/---
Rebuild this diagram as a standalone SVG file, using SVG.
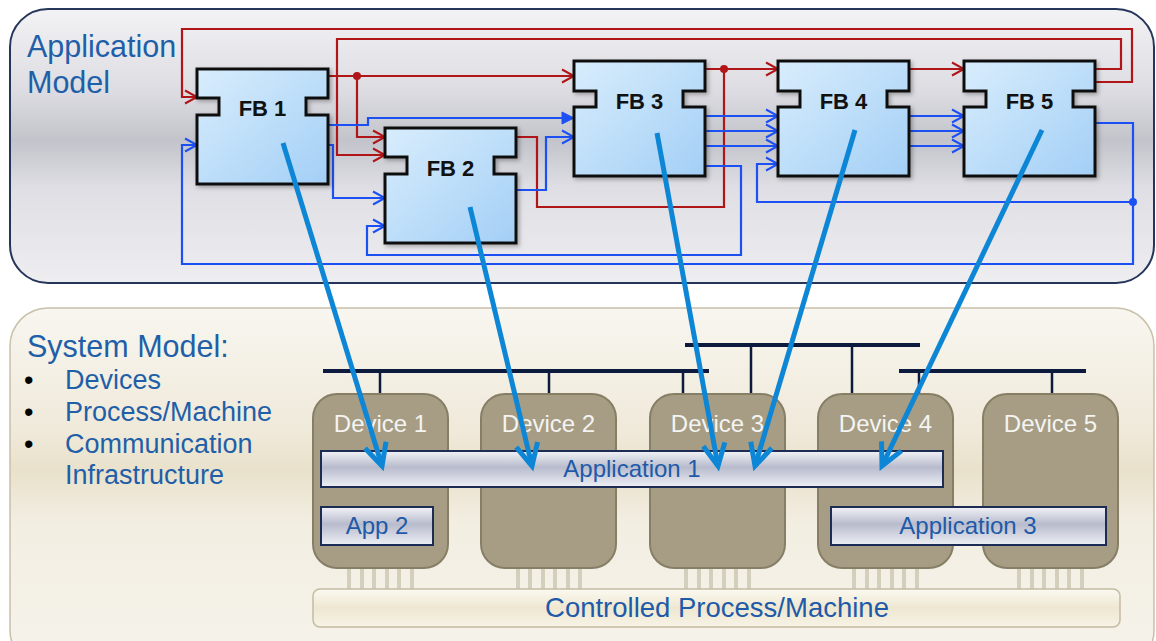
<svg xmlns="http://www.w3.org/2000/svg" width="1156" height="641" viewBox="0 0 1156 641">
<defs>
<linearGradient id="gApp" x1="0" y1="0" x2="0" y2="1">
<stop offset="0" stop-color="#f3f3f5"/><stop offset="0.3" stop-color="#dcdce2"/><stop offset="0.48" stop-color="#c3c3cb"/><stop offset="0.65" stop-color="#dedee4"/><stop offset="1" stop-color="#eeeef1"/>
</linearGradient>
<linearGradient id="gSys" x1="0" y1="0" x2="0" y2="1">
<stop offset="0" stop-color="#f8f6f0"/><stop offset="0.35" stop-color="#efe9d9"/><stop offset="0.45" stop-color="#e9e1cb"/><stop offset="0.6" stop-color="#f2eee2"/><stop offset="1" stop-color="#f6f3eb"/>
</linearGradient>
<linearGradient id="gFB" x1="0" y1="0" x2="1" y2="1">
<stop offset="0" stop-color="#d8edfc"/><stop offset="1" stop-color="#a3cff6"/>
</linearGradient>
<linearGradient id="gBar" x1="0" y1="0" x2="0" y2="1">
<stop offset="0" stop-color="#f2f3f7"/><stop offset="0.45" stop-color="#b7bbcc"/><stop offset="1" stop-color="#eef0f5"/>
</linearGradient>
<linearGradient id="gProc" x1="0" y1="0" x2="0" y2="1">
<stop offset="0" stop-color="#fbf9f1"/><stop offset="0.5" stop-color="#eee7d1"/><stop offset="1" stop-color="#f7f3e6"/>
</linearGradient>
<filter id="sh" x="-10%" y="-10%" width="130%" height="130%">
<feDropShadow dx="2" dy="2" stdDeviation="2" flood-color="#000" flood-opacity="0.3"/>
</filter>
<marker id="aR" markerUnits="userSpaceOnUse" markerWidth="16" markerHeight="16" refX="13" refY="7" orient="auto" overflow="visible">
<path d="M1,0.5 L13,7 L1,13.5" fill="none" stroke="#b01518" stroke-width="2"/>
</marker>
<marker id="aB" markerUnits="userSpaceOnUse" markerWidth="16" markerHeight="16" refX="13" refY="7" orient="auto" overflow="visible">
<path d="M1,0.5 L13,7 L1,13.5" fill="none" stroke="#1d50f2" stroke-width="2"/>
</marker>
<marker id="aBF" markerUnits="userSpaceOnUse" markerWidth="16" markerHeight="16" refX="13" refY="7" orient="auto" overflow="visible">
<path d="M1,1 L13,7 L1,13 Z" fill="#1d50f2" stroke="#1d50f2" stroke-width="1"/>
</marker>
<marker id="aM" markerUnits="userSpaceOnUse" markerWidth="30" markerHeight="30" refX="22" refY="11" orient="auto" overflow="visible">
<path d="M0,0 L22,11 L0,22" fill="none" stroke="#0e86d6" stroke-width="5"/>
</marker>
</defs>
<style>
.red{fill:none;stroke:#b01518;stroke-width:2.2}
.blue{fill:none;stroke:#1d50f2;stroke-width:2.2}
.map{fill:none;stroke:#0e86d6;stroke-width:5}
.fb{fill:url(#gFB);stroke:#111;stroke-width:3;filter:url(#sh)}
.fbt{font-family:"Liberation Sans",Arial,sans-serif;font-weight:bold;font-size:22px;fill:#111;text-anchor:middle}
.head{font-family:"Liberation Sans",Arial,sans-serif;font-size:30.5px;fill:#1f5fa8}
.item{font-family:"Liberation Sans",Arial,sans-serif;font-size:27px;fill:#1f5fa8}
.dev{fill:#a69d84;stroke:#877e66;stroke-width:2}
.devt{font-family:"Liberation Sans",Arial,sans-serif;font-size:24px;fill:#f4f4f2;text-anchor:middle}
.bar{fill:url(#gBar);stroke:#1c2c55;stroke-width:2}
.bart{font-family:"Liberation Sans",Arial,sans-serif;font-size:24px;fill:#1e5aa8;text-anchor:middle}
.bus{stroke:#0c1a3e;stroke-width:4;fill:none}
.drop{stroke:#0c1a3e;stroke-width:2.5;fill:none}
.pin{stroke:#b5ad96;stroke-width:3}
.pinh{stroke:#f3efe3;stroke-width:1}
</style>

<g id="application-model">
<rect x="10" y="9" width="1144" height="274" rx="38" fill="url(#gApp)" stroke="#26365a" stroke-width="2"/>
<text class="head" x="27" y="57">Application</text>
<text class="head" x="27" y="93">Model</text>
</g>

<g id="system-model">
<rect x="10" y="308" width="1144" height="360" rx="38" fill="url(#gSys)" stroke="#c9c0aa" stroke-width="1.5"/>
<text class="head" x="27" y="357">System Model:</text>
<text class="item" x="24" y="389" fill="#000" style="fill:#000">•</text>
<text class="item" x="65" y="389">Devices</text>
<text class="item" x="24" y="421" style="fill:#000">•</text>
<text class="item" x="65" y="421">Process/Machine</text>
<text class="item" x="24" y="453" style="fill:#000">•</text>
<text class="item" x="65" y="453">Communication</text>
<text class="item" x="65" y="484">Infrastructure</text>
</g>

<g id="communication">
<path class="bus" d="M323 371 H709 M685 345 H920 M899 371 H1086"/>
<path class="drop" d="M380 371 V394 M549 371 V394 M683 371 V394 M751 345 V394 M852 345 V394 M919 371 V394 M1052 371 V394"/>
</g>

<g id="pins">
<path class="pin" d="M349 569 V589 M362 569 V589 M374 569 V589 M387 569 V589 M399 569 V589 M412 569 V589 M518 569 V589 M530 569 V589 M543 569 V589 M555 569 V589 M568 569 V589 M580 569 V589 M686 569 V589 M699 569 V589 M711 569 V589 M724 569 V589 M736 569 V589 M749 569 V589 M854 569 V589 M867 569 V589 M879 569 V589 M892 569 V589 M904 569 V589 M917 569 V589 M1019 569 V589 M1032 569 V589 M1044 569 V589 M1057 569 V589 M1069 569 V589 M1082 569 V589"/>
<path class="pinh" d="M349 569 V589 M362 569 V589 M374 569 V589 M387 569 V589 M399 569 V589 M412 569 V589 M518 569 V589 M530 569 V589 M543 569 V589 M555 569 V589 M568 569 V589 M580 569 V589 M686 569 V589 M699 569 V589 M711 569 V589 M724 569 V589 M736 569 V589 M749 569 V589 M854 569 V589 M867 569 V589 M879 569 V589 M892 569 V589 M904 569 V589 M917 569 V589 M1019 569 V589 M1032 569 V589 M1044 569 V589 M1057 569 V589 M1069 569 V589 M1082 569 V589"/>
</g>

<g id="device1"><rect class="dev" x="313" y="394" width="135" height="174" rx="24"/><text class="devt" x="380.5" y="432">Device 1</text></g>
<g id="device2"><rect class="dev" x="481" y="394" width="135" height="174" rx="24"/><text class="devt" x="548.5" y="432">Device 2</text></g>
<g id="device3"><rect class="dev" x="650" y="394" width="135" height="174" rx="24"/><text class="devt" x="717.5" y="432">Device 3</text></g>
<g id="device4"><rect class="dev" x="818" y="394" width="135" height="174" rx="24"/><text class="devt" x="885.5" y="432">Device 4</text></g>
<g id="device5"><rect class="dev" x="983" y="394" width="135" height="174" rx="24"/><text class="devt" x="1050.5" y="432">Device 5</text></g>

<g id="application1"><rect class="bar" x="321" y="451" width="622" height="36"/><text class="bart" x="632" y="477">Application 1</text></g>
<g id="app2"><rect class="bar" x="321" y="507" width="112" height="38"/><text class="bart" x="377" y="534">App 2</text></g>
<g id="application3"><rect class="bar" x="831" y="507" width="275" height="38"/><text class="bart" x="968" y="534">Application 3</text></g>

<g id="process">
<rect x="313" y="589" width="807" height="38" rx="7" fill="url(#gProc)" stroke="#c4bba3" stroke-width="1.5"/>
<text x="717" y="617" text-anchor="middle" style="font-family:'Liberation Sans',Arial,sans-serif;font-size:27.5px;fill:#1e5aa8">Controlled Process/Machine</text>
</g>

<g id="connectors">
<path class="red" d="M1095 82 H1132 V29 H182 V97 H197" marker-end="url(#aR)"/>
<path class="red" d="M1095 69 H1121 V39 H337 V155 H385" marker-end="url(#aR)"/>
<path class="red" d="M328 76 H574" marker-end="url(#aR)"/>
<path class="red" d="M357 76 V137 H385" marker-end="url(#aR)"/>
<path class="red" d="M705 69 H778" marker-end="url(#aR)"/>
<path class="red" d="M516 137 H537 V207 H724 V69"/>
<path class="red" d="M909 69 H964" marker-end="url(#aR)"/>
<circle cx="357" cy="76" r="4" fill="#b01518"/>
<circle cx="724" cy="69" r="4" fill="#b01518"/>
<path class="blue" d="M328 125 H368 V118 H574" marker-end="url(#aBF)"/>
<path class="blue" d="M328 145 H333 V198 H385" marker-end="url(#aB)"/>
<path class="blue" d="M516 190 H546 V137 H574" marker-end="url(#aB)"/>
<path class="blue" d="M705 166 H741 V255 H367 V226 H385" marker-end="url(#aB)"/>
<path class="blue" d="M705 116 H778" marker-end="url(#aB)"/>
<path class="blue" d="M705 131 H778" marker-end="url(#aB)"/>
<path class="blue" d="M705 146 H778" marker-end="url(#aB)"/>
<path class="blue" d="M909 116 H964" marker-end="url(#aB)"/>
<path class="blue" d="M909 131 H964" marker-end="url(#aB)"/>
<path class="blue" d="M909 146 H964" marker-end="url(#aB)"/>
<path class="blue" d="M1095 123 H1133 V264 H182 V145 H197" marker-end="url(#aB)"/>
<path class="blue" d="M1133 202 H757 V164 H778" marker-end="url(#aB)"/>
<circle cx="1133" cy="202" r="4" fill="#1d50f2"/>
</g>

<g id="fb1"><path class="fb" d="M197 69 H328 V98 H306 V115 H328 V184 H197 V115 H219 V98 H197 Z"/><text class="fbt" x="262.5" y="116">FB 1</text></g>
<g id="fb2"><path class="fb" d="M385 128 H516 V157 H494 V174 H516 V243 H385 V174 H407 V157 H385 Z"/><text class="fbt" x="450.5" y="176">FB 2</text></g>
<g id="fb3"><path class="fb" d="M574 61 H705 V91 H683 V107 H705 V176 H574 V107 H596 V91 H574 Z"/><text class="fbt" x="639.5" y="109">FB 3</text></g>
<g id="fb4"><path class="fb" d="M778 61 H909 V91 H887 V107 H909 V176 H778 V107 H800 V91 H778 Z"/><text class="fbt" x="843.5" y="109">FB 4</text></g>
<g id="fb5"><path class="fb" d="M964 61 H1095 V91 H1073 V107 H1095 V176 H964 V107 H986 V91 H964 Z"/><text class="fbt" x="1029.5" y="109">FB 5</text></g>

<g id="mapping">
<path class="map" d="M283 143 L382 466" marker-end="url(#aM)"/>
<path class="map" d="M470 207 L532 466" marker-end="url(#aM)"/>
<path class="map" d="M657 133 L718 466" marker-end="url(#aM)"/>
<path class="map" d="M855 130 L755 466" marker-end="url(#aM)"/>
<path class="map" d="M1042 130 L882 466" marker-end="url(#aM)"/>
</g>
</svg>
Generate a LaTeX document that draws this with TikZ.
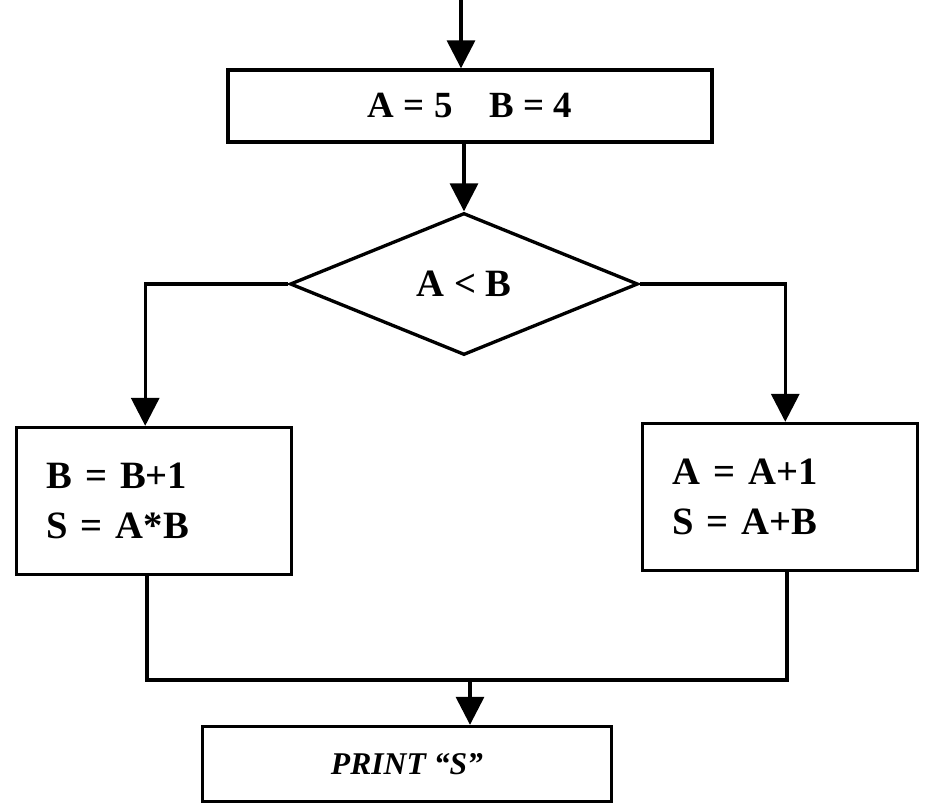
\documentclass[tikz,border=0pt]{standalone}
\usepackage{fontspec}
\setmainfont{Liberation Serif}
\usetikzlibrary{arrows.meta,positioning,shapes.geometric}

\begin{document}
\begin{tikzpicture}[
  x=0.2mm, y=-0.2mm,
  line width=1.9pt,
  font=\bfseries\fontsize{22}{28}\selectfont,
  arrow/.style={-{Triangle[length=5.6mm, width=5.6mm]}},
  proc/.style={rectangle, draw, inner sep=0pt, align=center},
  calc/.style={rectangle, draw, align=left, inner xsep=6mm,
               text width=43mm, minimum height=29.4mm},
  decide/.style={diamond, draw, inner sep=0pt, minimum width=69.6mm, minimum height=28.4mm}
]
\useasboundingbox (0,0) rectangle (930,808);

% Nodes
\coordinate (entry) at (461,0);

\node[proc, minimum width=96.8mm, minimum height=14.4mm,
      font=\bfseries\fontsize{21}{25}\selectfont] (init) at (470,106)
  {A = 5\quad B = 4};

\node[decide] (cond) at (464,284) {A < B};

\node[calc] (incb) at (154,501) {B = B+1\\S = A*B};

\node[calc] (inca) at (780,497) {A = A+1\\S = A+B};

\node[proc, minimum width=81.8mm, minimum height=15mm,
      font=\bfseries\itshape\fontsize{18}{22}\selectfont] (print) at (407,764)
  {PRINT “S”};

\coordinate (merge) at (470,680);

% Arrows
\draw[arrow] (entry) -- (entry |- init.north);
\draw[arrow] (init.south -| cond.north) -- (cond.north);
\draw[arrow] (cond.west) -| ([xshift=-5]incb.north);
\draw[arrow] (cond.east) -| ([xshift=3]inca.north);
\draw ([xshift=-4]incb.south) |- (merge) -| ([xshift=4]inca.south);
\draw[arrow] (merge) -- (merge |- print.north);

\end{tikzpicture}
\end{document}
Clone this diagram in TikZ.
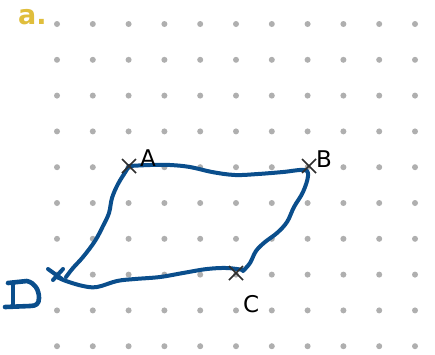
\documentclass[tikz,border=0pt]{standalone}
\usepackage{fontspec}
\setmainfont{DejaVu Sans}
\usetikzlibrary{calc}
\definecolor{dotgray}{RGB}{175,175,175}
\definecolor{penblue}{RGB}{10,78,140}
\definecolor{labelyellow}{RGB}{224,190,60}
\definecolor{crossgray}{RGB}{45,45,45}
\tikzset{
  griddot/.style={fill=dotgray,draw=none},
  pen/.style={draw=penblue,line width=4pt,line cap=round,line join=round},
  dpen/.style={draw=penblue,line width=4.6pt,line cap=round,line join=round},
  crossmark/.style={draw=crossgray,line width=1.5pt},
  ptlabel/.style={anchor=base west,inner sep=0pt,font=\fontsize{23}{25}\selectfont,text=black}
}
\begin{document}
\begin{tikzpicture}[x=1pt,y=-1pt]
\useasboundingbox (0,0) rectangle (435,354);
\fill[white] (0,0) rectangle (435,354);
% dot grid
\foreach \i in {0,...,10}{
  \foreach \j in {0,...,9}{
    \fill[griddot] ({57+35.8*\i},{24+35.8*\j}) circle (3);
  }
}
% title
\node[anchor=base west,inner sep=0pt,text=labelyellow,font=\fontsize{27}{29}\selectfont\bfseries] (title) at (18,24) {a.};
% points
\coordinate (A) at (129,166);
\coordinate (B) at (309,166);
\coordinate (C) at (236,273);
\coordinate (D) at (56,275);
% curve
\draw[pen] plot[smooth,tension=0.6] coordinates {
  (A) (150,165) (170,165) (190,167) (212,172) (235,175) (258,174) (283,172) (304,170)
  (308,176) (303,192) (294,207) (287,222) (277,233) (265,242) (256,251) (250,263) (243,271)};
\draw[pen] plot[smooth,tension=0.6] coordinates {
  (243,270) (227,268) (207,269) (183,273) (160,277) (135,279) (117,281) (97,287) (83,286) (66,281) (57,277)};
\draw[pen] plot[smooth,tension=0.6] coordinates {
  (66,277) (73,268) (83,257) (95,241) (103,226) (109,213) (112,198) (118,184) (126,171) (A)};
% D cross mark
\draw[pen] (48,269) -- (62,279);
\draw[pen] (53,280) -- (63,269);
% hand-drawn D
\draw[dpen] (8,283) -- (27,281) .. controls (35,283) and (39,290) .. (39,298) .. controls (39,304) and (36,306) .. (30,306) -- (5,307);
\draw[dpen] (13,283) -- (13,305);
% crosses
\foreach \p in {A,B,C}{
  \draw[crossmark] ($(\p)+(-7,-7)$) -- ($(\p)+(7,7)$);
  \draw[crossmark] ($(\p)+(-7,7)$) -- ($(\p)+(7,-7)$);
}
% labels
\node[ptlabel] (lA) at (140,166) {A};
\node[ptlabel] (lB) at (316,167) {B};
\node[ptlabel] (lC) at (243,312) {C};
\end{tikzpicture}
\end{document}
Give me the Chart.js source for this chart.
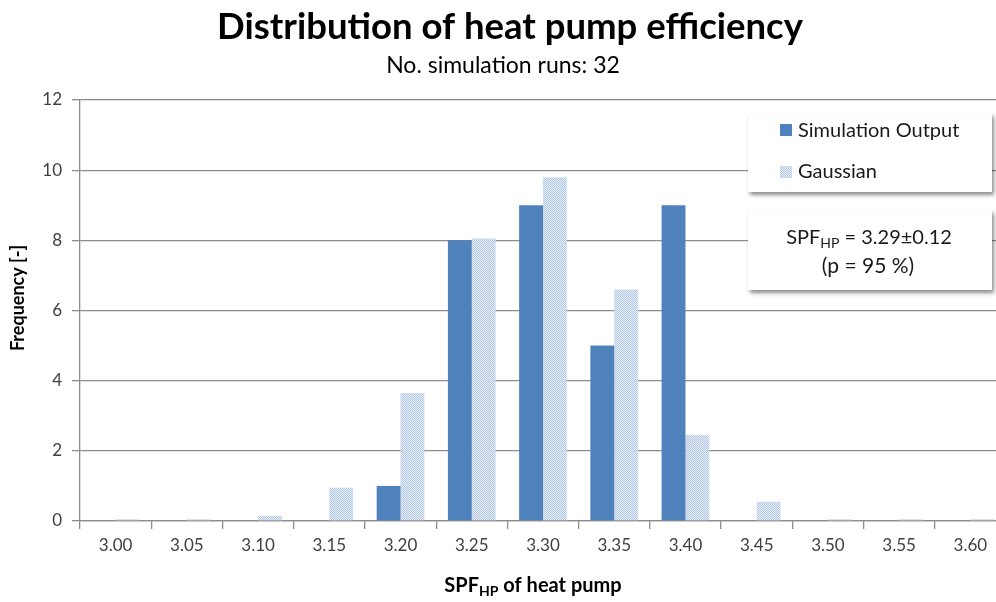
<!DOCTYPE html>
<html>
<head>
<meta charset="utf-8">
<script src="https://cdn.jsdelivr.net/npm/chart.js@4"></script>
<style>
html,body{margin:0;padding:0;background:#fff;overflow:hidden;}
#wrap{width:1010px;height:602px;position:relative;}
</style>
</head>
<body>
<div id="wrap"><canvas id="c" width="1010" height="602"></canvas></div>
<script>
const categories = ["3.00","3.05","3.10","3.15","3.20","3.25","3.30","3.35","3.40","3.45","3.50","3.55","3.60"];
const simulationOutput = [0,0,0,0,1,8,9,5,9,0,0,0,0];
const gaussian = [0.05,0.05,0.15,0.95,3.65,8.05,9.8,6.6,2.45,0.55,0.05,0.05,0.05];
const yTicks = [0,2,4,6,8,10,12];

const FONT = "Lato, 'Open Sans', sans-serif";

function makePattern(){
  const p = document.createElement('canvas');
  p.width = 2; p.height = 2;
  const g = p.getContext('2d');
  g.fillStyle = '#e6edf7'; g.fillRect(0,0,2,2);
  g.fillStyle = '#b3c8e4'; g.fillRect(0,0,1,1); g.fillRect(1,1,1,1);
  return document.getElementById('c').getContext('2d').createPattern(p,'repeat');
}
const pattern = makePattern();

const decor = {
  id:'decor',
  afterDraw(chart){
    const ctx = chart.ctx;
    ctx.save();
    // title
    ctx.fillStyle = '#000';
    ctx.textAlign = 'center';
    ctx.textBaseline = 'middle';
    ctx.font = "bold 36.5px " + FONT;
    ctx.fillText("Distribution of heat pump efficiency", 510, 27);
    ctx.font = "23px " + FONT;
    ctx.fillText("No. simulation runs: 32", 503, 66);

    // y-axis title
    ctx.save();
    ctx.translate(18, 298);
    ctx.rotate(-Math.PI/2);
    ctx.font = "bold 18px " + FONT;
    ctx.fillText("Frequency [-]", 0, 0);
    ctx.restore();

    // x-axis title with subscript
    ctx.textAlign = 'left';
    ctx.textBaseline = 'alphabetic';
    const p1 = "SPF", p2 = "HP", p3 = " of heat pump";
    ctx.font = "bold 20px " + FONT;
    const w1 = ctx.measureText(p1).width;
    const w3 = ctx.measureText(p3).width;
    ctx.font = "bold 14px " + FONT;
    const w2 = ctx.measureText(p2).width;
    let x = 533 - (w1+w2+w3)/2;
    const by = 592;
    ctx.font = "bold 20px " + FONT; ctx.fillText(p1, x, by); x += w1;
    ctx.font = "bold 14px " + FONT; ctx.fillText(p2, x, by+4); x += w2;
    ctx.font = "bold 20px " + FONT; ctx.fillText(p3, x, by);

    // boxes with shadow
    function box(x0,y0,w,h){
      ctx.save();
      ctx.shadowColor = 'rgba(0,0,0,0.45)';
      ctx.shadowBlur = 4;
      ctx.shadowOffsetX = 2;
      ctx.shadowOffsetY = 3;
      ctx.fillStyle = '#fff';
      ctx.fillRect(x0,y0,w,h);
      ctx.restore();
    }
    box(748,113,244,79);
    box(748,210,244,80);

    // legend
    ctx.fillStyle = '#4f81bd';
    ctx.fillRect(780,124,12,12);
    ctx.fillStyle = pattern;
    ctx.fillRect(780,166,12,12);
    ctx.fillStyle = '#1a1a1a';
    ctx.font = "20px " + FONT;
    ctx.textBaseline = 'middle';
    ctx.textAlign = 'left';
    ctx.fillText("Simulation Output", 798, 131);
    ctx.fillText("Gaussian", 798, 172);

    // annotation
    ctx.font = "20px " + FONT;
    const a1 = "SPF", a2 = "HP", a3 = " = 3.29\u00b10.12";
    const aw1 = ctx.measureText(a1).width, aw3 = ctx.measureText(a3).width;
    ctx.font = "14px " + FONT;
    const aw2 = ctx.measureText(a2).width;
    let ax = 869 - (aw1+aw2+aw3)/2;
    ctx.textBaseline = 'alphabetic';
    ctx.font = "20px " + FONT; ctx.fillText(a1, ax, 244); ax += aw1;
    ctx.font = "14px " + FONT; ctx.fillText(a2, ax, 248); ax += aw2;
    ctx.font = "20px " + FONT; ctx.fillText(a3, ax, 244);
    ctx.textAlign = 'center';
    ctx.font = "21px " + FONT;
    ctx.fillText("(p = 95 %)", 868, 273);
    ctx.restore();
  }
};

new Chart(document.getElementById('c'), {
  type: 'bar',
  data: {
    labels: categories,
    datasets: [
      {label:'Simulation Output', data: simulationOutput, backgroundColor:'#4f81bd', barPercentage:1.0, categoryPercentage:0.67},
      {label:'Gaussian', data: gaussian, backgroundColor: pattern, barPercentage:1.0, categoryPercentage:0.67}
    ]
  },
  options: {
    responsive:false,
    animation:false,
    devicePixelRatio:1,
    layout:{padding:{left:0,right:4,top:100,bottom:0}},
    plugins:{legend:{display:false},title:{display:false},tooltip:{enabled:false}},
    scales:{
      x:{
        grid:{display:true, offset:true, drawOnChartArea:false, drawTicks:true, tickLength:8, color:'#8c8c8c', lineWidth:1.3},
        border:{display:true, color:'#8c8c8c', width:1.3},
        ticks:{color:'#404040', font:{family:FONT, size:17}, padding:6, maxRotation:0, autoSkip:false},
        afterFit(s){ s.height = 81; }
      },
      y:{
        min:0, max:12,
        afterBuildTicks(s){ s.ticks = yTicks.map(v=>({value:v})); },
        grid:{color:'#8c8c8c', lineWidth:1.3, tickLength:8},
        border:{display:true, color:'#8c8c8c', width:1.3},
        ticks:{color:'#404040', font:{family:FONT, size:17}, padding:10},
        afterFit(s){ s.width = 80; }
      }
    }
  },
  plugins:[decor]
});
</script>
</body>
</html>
\---
**WRITTEN EXERCISE:**
Some lines of the data may hold the word "this". Say how many do, with nothing else.

**TASK SOLUTION:**
4